WHAT THIS TASK INVOLVES = Count the lines below that contain "full". Give only the number.

RECORDED DATA =
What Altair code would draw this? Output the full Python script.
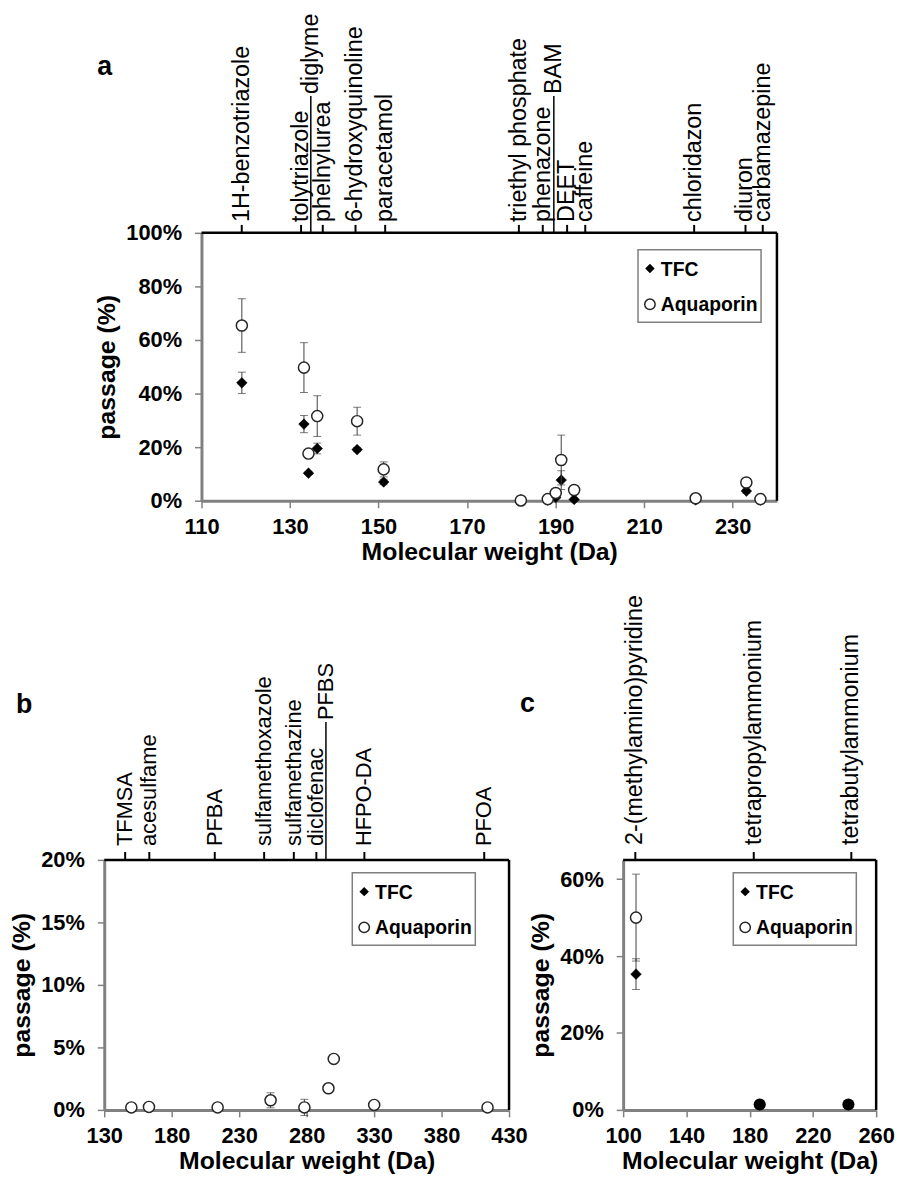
import altair as alt
import pandas as pd

FONT = "Liberation Sans"

# ---------------- panel a ----------------
a_names = ["1H-benzotriazole", "tolytriazole", "diglyme", "phelnylurea", "6-hydroxyquinoline",
           "paracetamol", "triethyl phosphate", "phenazone", "BAM", "DEET", "caffeine",
           "chloridazon", "diuron", "carbamazepine"]
a_label_mw = [119.1, 132.5, 134.7, 137.4, 144.8, 151.5, 181.7, 187.1, 189.6, 192.6, 196.7, 221.3, 232.9, 236.8]
a_leader = ["diglyme", "BAM"]
a_mw = [119.12, 133.15, 134.17, 136.15, 145.16, 151.16, 182.15, 188.23, 190.03, 191.27, 194.19, 221.64, 233.09, 236.27]
a_tfc = [44.0, 28.6, 10.3, 19.5, 19.1, 7.0, 0.3, 0.3, 1.2, 7.7, 0.5, 0.3, 3.6, 0.3]
a_tfc_err = [4.0, 3.2, 0.5, 2.0, 0.8, 1.0, 0.1, 0.1, 0.5, 3.5, 0.1, 0.1, 0.8, 0.1]
a_aqp = [65.4, 49.7, 17.6, 31.6, 29.7, 11.7, 0.1, 0.6, 2.9, 15.2, 4.0, 0.9, 6.8, 0.6]
a_aqp_err = [10.0, 9.3, 0.8, 7.6, 5.2, 2.8, 0.3, 0.3, 0.8, 9.3, 0.5, 0.3, 1.2, 0.3]
a_xticks = [110, 130, 150, 170, 190, 210, 230]
a_yticks = [0, 20, 40, 60, 80, 100]

# ---------------- panel b ----------------
b_names = ["TFMSA", "acesulfame", "PFBA", "sulfamethoxazole", "sulfamethazine", "diclofenac",
           "PFBS", "HFPO-DA", "PFOA"]
b_label_mw = [145.5, 163.4, 211.9, 248.5, 270.5, 287.2, 294.3, 322.8, 411.6]
b_leader = ["PFBS"]
b_mw = [150.08, 163.15, 214.04, 253.28, 278.33, 296.15, 300.10, 330.05, 414.07]
b_aqp = [0.2, 0.24, 0.2, 0.77, 0.2, 1.73, 4.08, 0.4, 0.2]
b_aqp_err = [0.05, 0.05, 0.05, 0.6, 0.65, 0.05, 0.05, 0.05, 0.05]
b_xticks = [130, 180, 230, 280, 330, 380, 430]
b_yticks = [0, 5, 10, 15, 20]

# ---------------- panel c ----------------
c_names = ["2-(methylamino)pyridine", "tetrapropylammonium", "tetrabutylammonium"]
c_label_mw = [107.7, 182.6, 244.3]
c_leader = []
c_mw = [108.14]
c_tfc = [35.3]
c_tfc_err = [4.0]
c_aqp = [50.0]
c_aqp_err = [11.3]
c_quat_mw = [186.36, 242.46]
c_quat_val = [1.4, 1.4]
c_xticks = [100, 140, 180, 220, 260]
c_yticks = [0, 20, 40, 60]

ONE = pd.DataFrame({"k": [0]})
AXIS_GRAY = "#808080"


def axes(xticks, yticks, xtitle="Molecular weight (Da)", ytitle="passage (%)"):
    xax = alt.Axis(values=xticks, format="d", labelFont=FONT, labelFontSize=22, labelFontWeight="bold",
                   labelColor="black", tickColor=AXIS_GRAY, tickSize=7, tickWidth=1.5,
                   domainColor=AXIS_GRAY, domainWidth=3, labelPadding=9, labelFlush=False,
                   labelOverlap=False, title=xtitle, titleFont=FONT, titleFontSize=25,
                   titleFontWeight="bold", titleColor="black", titlePadding=2, grid=False)
    yax = alt.Axis(values=yticks, labelExpr="datum.value + '%'", labelFont=FONT, labelFontSize=22,
                   labelFontWeight="bold", labelColor="black", tickColor=AXIS_GRAY, tickSize=7,
                   tickWidth=1.5, domainColor=AXIS_GRAY, domainWidth=3, labelPadding=13,
                   labelFlush=False, labelOverlap=False, title=ytitle, titleFont=FONT,
                   titleFontSize=25, titleFontWeight="bold", titleColor="black", titlePadding=6,
                   grid=False)
    return xax, yax


def series_layers(df, field, err_field, xs, ys, xax, yax, kind):
    d = df.copy()
    d["lo"] = d[field] - d[err_field]
    d["hi"] = d[field] + d[err_field]
    base = alt.Chart(d)
    X = alt.X("mw:Q", scale=xs, axis=xax)
    rule = base.mark_rule(color="#404040", strokeWidth=1).encode(
        x=X, y=alt.Y("lo:Q", scale=ys, axis=yax), y2="hi:Q")
    cap_hi = base.mark_tick(orient="horizontal", size=8, thickness=1, color="#404040").encode(
        x=X, y=alt.Y("hi:Q", scale=ys, axis=yax))
    cap_lo = base.mark_tick(orient="horizontal", size=8, thickness=1, color="#404040").encode(
        x=X, y=alt.Y("lo:Q", scale=ys, axis=yax))
    if kind == "tfc":
        pts = base.mark_point(shape="diamond", filled=True, fill="black", stroke="black",
                              strokeWidth=0.5, size=115, opacity=1)
    else:
        pts = base.mark_point(shape="circle", filled=True, fill="white", stroke="#262626",
                              strokeWidth=1.5, size=125, opacity=1)
    pts = pts.encode(x=X, y=alt.Y(field + ":Q", scale=ys, axis=yax))
    return [rule, cap_hi, cap_lo, pts]


def top_label_layers(names, pos, leaders, xs, xax, fsize, lab_y, lead_y):
    df = pd.DataFrame({"name": names, "pos": pos})
    lead_expr = "indexof(" + str(list(leaders)) + ", datum.name) >= 0"
    base = alt.Chart(df)
    normal = base.transform_filter("!(" + lead_expr + ")")
    lead = base.transform_filter(lead_expr)
    x = alt.X("pos:Q", scale=xs, axis=xax)
    layers = [
        normal.mark_rule(color="black", strokeWidth=2).encode(x=x, y=alt.value(-8), y2=alt.value(0)),
        normal.mark_text(angle=270, align="left", baseline="middle", font=FONT, fontSize=fsize,
                         color="black").encode(x=x, y=alt.value(lab_y), text="name:N"),
    ]
    if leaders:
        layers += [
            lead.mark_rule(color="black", strokeWidth=1.5).encode(x=x, y=alt.value(lead_y), y2=alt.value(0)),
            lead.mark_text(angle=270, align="left", baseline="middle", font=FONT, fontSize=fsize,
                           color="black").encode(x=x, y=alt.value(lead_y - 2), text="name:N"),
        ]
    return layers


def legend_layers(lx, ly):
    b = alt.Chart(ONE)
    return [
        b.mark_rect(fill="white", stroke="#7f7f7f", strokeWidth=1.5).encode(
            x=alt.value(lx), x2=alt.value(lx + 124), y=alt.value(ly), y2=alt.value(ly + 73)),
        b.mark_point(shape="diamond", filled=True, fill="black", size=90, opacity=1).encode(
            x=alt.value(lx + 12), y=alt.value(ly + 19)),
        b.mark_point(shape="circle", filled=True, fill="white", stroke="#262626", strokeWidth=1.5,
                     size=110, opacity=1).encode(x=alt.value(lx + 12), y=alt.value(ly + 55)),
        b.mark_text(align="left", baseline="middle", font=FONT, fontSize=19.5, fontWeight="bold",
                    color="black").encode(x=alt.value(lx + 23), y=alt.value(ly + 20), text=alt.value("TFC")),
        b.mark_text(align="left", baseline="middle", font=FONT, fontSize=19.5, fontWeight="bold",
                    color="black").encode(x=alt.value(lx + 23), y=alt.value(ly + 56), text=alt.value("Aquaporin")),
    ]


def frame_layers(w, h):
    b = alt.Chart(ONE)
    return [
        b.mark_rule(color="black", strokeWidth=2.5).encode(x=alt.value(0), x2=alt.value(w), y=alt.value(0)),
        b.mark_rule(color="black", strokeWidth=2.5).encode(x=alt.value(w), y=alt.value(0), y2=alt.value(h)),
    ]


def letter_layer(txt, lx, ly):
    return alt.Chart(ONE).mark_text(align="left", baseline="alphabetic", font=FONT, fontSize=27,
                                    fontWeight="bold", color="black").encode(
        x=alt.value(lx), y=alt.value(ly), text=alt.value(txt))


def anchor(px, py):
    # invisible white dot used only to pin the page layout
    return alt.Chart(ONE).mark_rule(color="white", strokeWidth=0.5).encode(
        x=alt.value(px), x2=alt.value(px + 0.5), y=alt.value(py))


# page coordinates of the plot areas
A_X, A_Y, AW, AH = 202, 226, 580, 270
B_X, B_Y, BW, BH = 104, 856, 408, 252
C_X, CW, CH = 627, 255, 252
ROW_SPLIT = 585  # page y between the two rows

# ---------- build panel a ----------
xs_a = alt.Scale(domain=[110, 240], nice=False, zero=False)
ys_a = alt.Scale(domain=[0, 100], nice=False, zero=False)
xax_a, yax_a = axes(a_xticks, a_yticks)
df_a = pd.DataFrame({"mw": a_mw, "tfc": a_tfc, "tfc_err": a_tfc_err, "aqp": a_aqp, "aqp_err": a_aqp_err})
layers_a = []
layers_a += series_layers(df_a, "tfc", "tfc_err", xs_a, ys_a, xax_a, yax_a, "tfc")
layers_a += series_layers(df_a, "aqp", "aqp_err", xs_a, ys_a, xax_a, yax_a, "aqp")
layers_a += top_label_layers(a_names, a_label_mw, a_leader, xs_a, xax_a, 23.5, -11, -138)
layers_a += legend_layers(440, 17)
layers_a += frame_layers(AW, AH)
layers_a.append(letter_layer("a", -105, -159))
layers_a.append(anchor(8 - A_X, 8 - A_Y))
layers_a.append(anchor(8 - A_X, ROW_SPLIT - A_Y))
panel_a = alt.layer(*layers_a).properties(width=AW, height=AH)

# ---------- build panel b ----------
xs_b = alt.Scale(domain=[130, 430], nice=False, zero=False)
ys_b = alt.Scale(domain=[0, 20], nice=False, zero=False)
xax_b, yax_b = axes(b_xticks, b_yticks)
df_b = pd.DataFrame({"mw": b_mw, "aqp": b_aqp, "aqp_err": b_aqp_err})
layers_b = []
layers_b += series_layers(df_b, "aqp", "aqp_err", xs_b, ys_b, xax_b, yax_b, "aqp")
layers_b += top_label_layers(b_names, b_label_mw, b_leader, xs_b, xax_b, 22, -14, -139)
layers_b += legend_layers(250, 13)
layers_b += frame_layers(BW, BH)
layers_b.append(letter_layer("b", -89, -148))
layers_b.append(anchor(8 - B_X, ROW_SPLIT - B_Y))
panel_b = alt.layer(*layers_b).properties(width=BW, height=BH)

# ---------- build panel c ----------
xs_c = alt.Scale(domain=[100, 260], nice=False, zero=False)
ys_c = alt.Scale(domain=[0, 65], nice=False, zero=False)
xax_c, yax_c = axes(c_xticks, c_yticks)
df_c = pd.DataFrame({"mw": c_mw, "tfc": c_tfc, "tfc_err": c_tfc_err, "aqp": c_aqp, "aqp_err": c_aqp_err})
df_q = pd.DataFrame({"mw": c_quat_mw, "val": c_quat_val})
layers_c = []
layers_c += series_layers(df_c, "tfc", "tfc_err", xs_c, ys_c, xax_c, yax_c, "tfc")
layers_c += series_layers(df_c, "aqp", "aqp_err", xs_c, ys_c, xax_c, yax_c, "aqp")
layers_c.append(alt.Chart(df_q).mark_point(shape="circle", filled=True, fill="black", size=150, opacity=1).encode(
    x=alt.X("mw:Q", scale=xs_c, axis=xax_c), y=alt.Y("val:Q", scale=ys_c, axis=yax_c)))
layers_c += top_label_layers(c_names, c_label_mw, c_leader, xs_c, xax_c, 23.5, -15, -140)
layers_c += legend_layers(111, 13)
layers_c += frame_layers(CW, CH)
layers_c.append(letter_layer("c", -104, -149))
panel_c = alt.layer(*layers_c).properties(width=CW, height=CH)

spacer = alt.Chart(ONE).mark_point(opacity=0).encode(x=alt.value(0), y=alt.value(0)).properties(
    width=A_X - B_X, height=AH)

row1 = alt.hconcat(spacer, panel_a, spacing=0, bounds="flush")
row2 = alt.hconcat(panel_b, panel_c, spacing=C_X - B_X - BW, bounds="flush")
chart = alt.vconcat(row1, row2, spacing=0, bounds="full").properties(padding=0).configure_view(
    stroke="transparent")

chart.save("out.html", embed_options={"renderer": "svg", "actions": False})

RESULT OF THE EXERCISE = 2